### What you are asked to do
It is required that the lines from the top of the listing through the line with "const H = 247;" be reproduced exactly, excluding pictures.

## START

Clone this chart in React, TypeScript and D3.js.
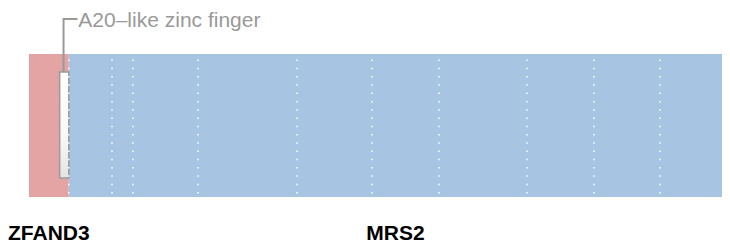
import React from "react";
import * as d3 from "d3";

const TOTAL_LEN = 470;
const segNames = ["ZFAND3", "MRS2"];
const segStarts = [0, 27];
const segEnds = [27, 470];
const segColors = ["#e5a4a4", "#a8c4e3"];
const exonBoundaries = [27, 56.3, 70.5, 114.6, 181.8, 232.6, 278.1, 337.7, 383.2, 428];
const domainNames = ["A20\u2013like zinc finger"];
const domainStarts = [20.8];
const domainEnds = [27];

const W = 730;
const H = 247;

export default function App() {
  const x = d3.scaleLinear().domain([0, TOTAL_LEN]).range([29, 722]);
  const barTop = 54;
  const barBottom = 197;
  const boxTop = 72;
  const boxBottom = 178;
  return (
    <svg
      width={W}
      height={H}
      style={{ position: "absolute", left: 0, top: 0 }}
      fontFamily="'Liberation Sans', Arial, sans-serif"
    >
      <defs>
        <linearGradient id="dg" x1="0" y1="0" x2="0" y2="1">
          <stop offset="0" stopColor="#ffffff" />
          <stop offset="0.6" stopColor="#f8f8f8" />
          <stop offset="1" stopColor="#e4e4e4" />
        </linearGradient>
      </defs>
      {segNames.map((n, i) => (
        <rect
          key={n}
          x={x(segStarts[i])}
          y={barTop}
          width={x(segEnds[i]) - x(segStarts[i])}
          height={barBottom - barTop}
          fill={segColors[i]}
        />
      ))}
      {domainNames.map((n, i) => {
        const x0 = x(domainStarts[i]);
        const x1 = x(domainEnds[i]);
        const cx = (x0 + x1) / 2 - 0.7;
        return (
          <g key={n}>
            <rect
              x={x0}
              y={boxTop}
              width={x1 - x0}
              height={boxBottom - boxTop}
              fill="url(#dg)"
              stroke="#9a9a9a"
              strokeWidth={1.5}
            />
            <path
              d={`M${cx},${boxTop} V19 H${cx + 14}`}
              fill="none"
              stroke="#9a9a9a"
              strokeWidth={2}
            />
            <text x={cx + 14.8} y={26.5} fontSize={21} fill="#999999">
              {n}
            </text>
          </g>
        );
      })}
      {exonBoundaries.map((b, i) => (
        <line
          key={i}
          x1={x(b)}
          x2={x(b)}
          y1={59.5}
          y2={barBottom}
          stroke="#ffffff"
          strokeWidth={1.5}
          strokeDasharray="1.5 6.775"
        />
      ))}
      {segNames.map((n, i) => (
        <text
          key={n}
          x={(x(segStarts[i]) + x(segEnds[i])) / 2}
          y={239.5}
          textAnchor="middle"
          fontSize={21}
          fontWeight="bold"
          fill="#000"
        >
          {n}
        </text>
      ))}
    </svg>
  );
}
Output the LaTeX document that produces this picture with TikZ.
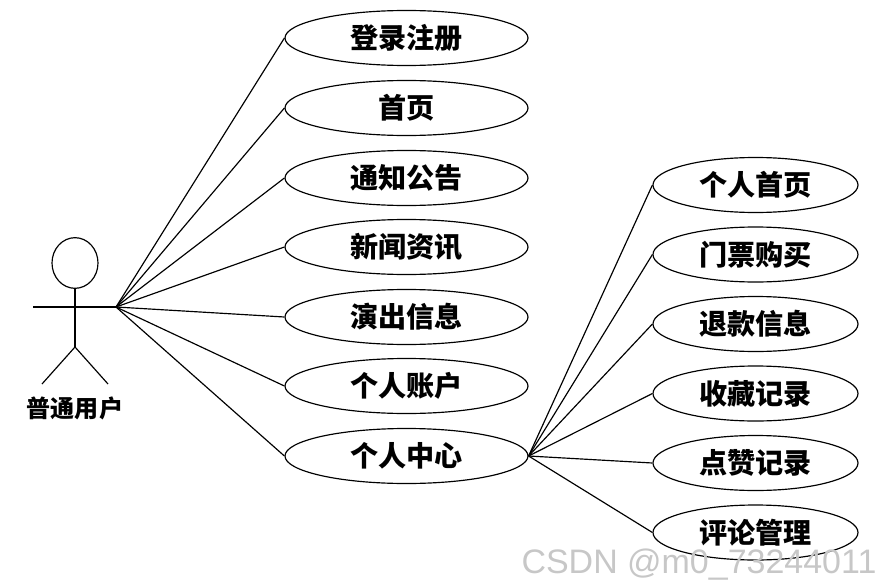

## END

### The response
Clone this chart in React, TypeScript and D3.js.
import React from "react";
import * as d3 from "d3";

const TOTAL_LEN = 470;
const segNames = ["ZFAND3", "MRS2"];
const segStarts = [0, 27];
const segEnds = [27, 470];
const segColors = ["#e5a4a4", "#a8c4e3"];
const exonBoundaries = [27, 56.3, 70.5, 114.6, 181.8, 232.6, 278.1, 337.7, 383.2, 428];
const domainNames = ["A20\u2013like zinc finger"];
const domainStarts = [20.8];
const domainEnds = [27];

const W = 730;
const H = 247;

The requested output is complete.